Is the triadic odometer isomorphic to its square? While doing some simulations dealing with the triadic odometer $T$, I observed that the results were the same when I replace $T$ with $T^2$. Therefore I'm wondering whether $T$ is isomorphic to $T^2$. Is it true?
 A: Yes. More generally, if $T$ is a $k$-odometer, and $r$ is relatively prime to $k$, then $T^r$ is conjugate (that is, measure-theoretically isomorphic) to $T$. Relative primeness is necessary in order that $T^r$ be  ergodic. 
One way to prove this (among several) is to use the characterization of odometers by their spectral properties. Another is to go directly to the adding machine, and notice that $T^r$ represents adding $r$, and then drawing the corresponding diagram (I haven't a clue about how to put a commuting diagram here) to show (topological, with this method) conjugacy. 

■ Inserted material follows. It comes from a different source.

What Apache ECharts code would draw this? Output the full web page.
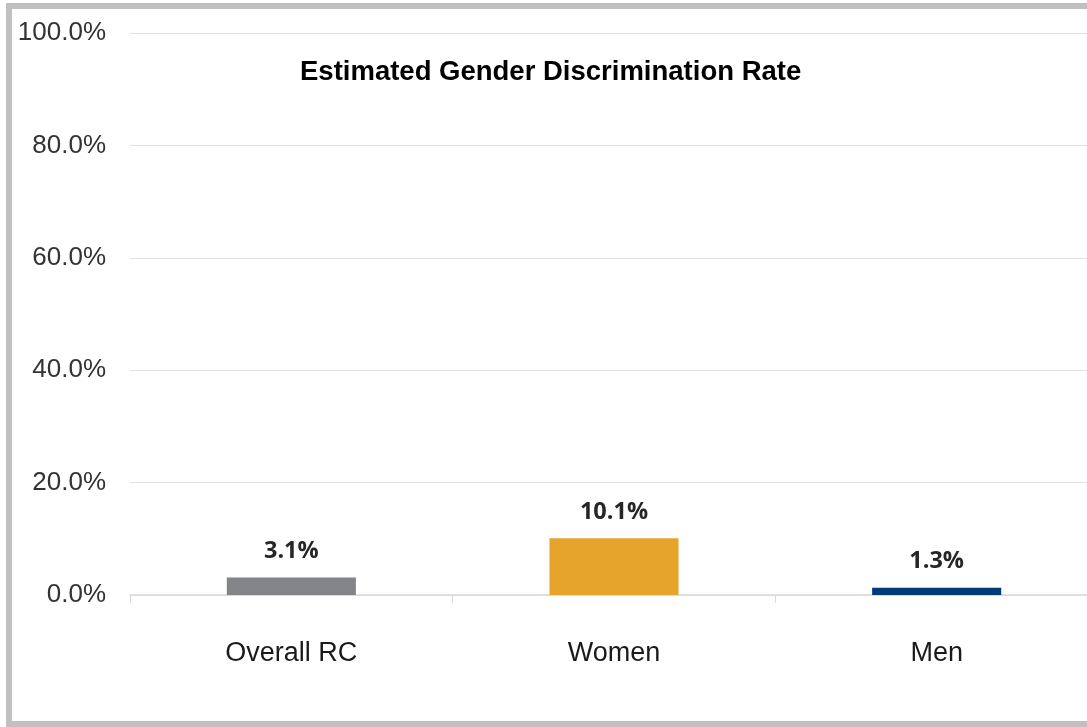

In more detail (for the latter method), let $A$ be the $k$-adics. Viewed as a ring, $A$ has $r$ as a unit; hence multiplication by $r$, $p:= \times r: A\to A$, is a homeomorphism (continuous, invertible, measure-preserving, everything, etc). Then $pT =T^r p$, yielding a conjugacy. 

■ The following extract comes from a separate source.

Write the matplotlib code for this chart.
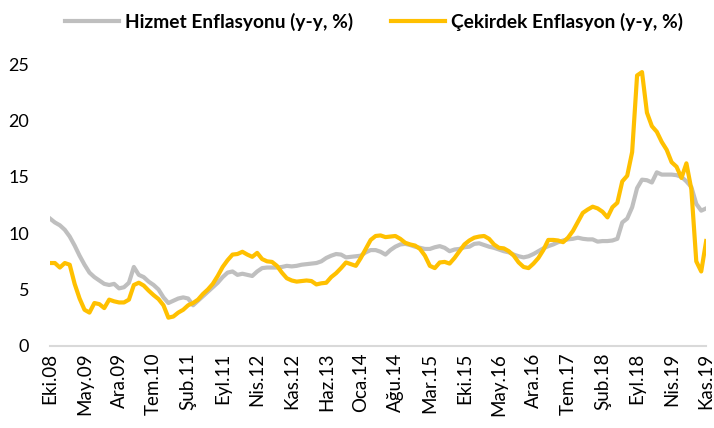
import matplotlib.pyplot as plt

plt.rcParams['font.family'] = ['Lato', 'DejaVu Sans']

# monthly data, Eki.08 ... Kas.19
hizmet = [
    11.3, 10.95, 10.7, 10.3, 9.7, 8.9, 8.0, 7.2, 6.5, 6.1,
    5.8, 5.5, 5.4, 5.5, 5.1, 5.2, 5.6, 7.0, 6.3, 6.1,
    5.7, 5.4, 5.0, 4.3, 3.8, 4.0, 4.2, 4.3, 4.2, 3.6,
    4.0, 4.4, 4.8, 5.2, 5.6, 6.1, 6.5, 6.6, 6.3, 6.4,
    6.3, 6.2, 6.6, 6.9, 6.95, 6.95, 6.95, 7.0, 7.1, 7.05,
    7.1, 7.2, 7.25, 7.3, 7.35, 7.5, 7.8, 8.0, 8.15, 8.1,
    7.85, 7.9, 7.95, 8.0, 8.3, 8.5, 8.5, 8.35, 8.1, 8.5,
    8.8, 9.0, 9.05, 8.95, 8.8, 8.7, 8.6, 8.6, 8.75, 8.85,
    8.7, 8.4, 8.55, 8.6, 8.75, 8.8, 9.05, 9.1, 8.95, 8.8,
    8.7, 8.55, 8.4, 8.3, 8.1, 7.95, 7.85, 7.95, 8.15, 8.4,
    8.65, 8.85, 9.0, 9.2, 9.35, 9.45, 9.5, 9.6, 9.5, 9.45,
    9.45, 9.25, 9.3, 9.3, 9.35, 9.5, 10.95, 11.3, 12.3, 14.0,
    14.75, 14.7, 14.5, 15.4, 15.2, 15.2, 15.2, 15.15, 15.0, 14.6,
    14.1, 12.6, 12.0, 12.2,
]

cekirdek = [
    7.35, 7.35, 6.95, 7.35, 7.2, 5.5, 4.2, 3.2, 2.95, 3.8,
    3.7, 3.35, 4.1, 3.95, 3.85, 3.85, 4.1, 5.4, 5.6, 5.35,
    4.9, 4.5, 4.15, 3.6, 2.5, 2.6, 2.95, 3.2, 3.6, 3.8,
    4.1, 4.6, 5.0, 5.5, 6.2, 7.0, 7.6, 8.1, 8.15, 8.35,
    8.1, 7.9, 8.25, 7.7, 7.5, 7.45, 7.1, 6.5, 6.0, 5.8,
    5.7, 5.75, 5.8, 5.75, 5.45, 5.55, 5.6, 6.1, 6.45, 6.9,
    7.4, 7.25, 7.1, 7.8, 8.6, 9.4, 9.75, 9.8, 9.65, 9.7,
    9.75, 9.5, 9.15, 9.0, 8.9, 8.6, 8.0, 7.1, 6.9, 7.4,
    7.45, 7.3, 7.8, 8.4, 9.0, 9.35, 9.6, 9.7, 9.75, 9.5,
    9.0, 8.7, 8.65, 8.4, 8.0, 7.4, 7.0, 6.9, 7.3, 7.8,
    8.5, 9.4, 9.4, 9.35, 9.2, 9.6, 10.2, 11.0, 11.8, 12.1,
    12.35, 12.2, 11.9, 11.4, 12.3, 12.7, 14.6, 15.1, 17.2, 24.0,
    24.3, 20.7, 19.5, 19.0, 18.1, 17.4, 16.3, 15.9, 14.9, 16.2,
    13.9, 7.5, 6.6, 9.3,
]

tick_labels = ['Eki.08', 'May.09', 'Ara.09', 'Tem.10', 'Şub.11', 'Eyl.11',
               'Nis.12', 'Kas.12', 'Haz.13', 'Oca.14', 'Ağu.14', 'Mar.15',
               'Eki.15', 'May.16', 'Ara.16', 'Tem.17', 'Şub.18', 'Eyl.18',
               'Nis.19', 'Kas.19']

x = list(range(len(hizmet)))

fig = plt.figure(figsize=(7.14, 4.28), dpi=100)
ax = fig.add_axes([0.070, 0.192, 0.919, 0.658])

ax.plot(x, hizmet, color='#BFBFBF', lw=3.0, label='Hizmet Enflasyonu (y-y, %)',
        solid_joinstyle='round')
ax.plot(x, cekirdek, color='#FFC000', lw=3.0, label='Çekirdek Enflasyon (y-y, %)',
        solid_joinstyle='round')

ax.set_xlim(0, len(x) - 1)
ax.set_ylim(0, 25)
ax.set_yticks([0, 5, 10, 15, 20, 25])
ax.set_xticks(x[::7])
ax.set_xticklabels(tick_labels, rotation=90, va='top', ha='center')

for s in ['top', 'right', 'left']:
    ax.spines[s].set_visible(False)
ax.spines['bottom'].set_color('#D9D9D9')
ax.spines['bottom'].set_linewidth(1.5)
ax.tick_params(axis='both', length=0, labelcolor='black')
ax.tick_params(axis='y', pad=15, labelsize=13)
ax.tick_params(axis='x', pad=5, labelsize=13.5)

fig.legend(loc='upper center', bbox_to_anchor=(0.524, 1.01), ncol=2, frameon=False,
           prop={'weight': 'bold', 'size': 13.8}, handlelength=2.8, handletextpad=0.3,
           columnspacing=2.0)

plt.savefig('out.png', dpi=100)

And yet another way to see this, is to realize $T$ and $T^r$ as matrix-valued walks, and there is a not-so-difficult argument to show their Poisson boundaries are equal as $Z$-spaces. [This refers to the classification result of Giordano and me, Matrix-valued random walks and variations on property AT, Münster J Math 1 (2008) 15-72. This paper is too much to go through merely to obtain this result; however, it can be used to also deal with the case of other odometers, corresponding to supernatural numbers. $k$-odometers form a very small subclass of these.]